Slow-Cooling, Not Free-Falling: Why the Dollar Still Has a Floor

By Felipe Barragán, Expert Research Strategist at Pepperstone

September 26, 2025 –

“The greenback is trading on a firm undertone as investors sifted a dense U.S. data slate and stayed anchored to the Fed’s “go-slow” easing narrative. Weekly jobless claims edged lower to 218k for the week ended Sept. 20, a move that cooled talk of an imminent labor-market crack but didn’t alter the broader picture of a gradual softening in hiring and demand. That mix—resilience without re-acceleration—tends to support the dollar by keeping U.S. rates relatively attractive while denying markets a clean, dovish catalyst.

At the same time, the calendar kept macro risk premium elevated. BEA released its third estimate of Q2 GDP showing a robust growth of 3,8% above the 3,3% expectation—exactly the kind of revisions that nudge Fed´s rate-path pricing at the margin. With the Fed signaling caution on the pace of cuts, growth that looks “good enough” but not overheating has reinforced the market’s bias to fade aggressive easing timelines, a configuration that usually leaves the dollar with a floor.

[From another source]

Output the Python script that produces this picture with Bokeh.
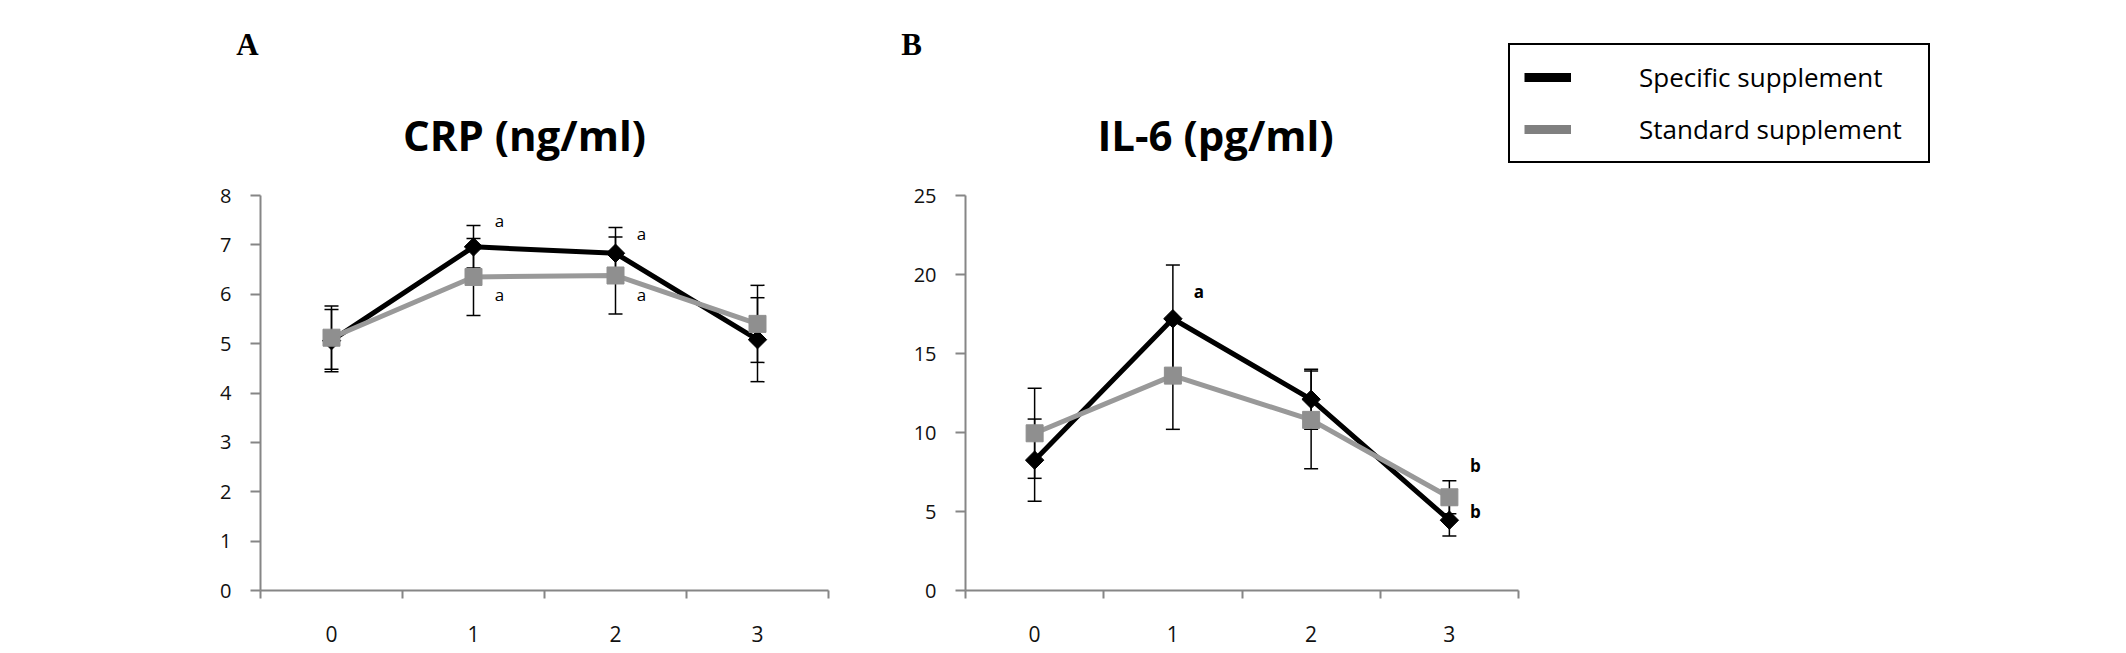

Beyond the day’s prints, policy and flow dynamics are still doing heavy lifting. Recent Fed communications have leaned towards a more cautious stance—neither pre-committing to rapid easing nor inviting a re-acceleration in inflation expectations—which has kept rate-differential support in the dollar’s column and limited follow-through on pullbacks seen earlier in the week.

Put together, today’s dollar story is one of supported stability: incoming data weren’t soft enough to drag front-end yields lower, Fed messaging continues to discourage over-enthusiastic easing bets, and the currency’s structural bid remains present in the background.

For that narrative to change the market will need to see if subsequent data shows a clearer deterioration in employment or a sharper downshift in growth or inflation, rate-path expectations would roll over faster and the dollar’s cushion would thin. But as long as the macro tape stays “slow-cooling” rather than “hard-landing,” the balance of forces still argues for a firm-but-range-bound dollar rather than a decisive trend break.”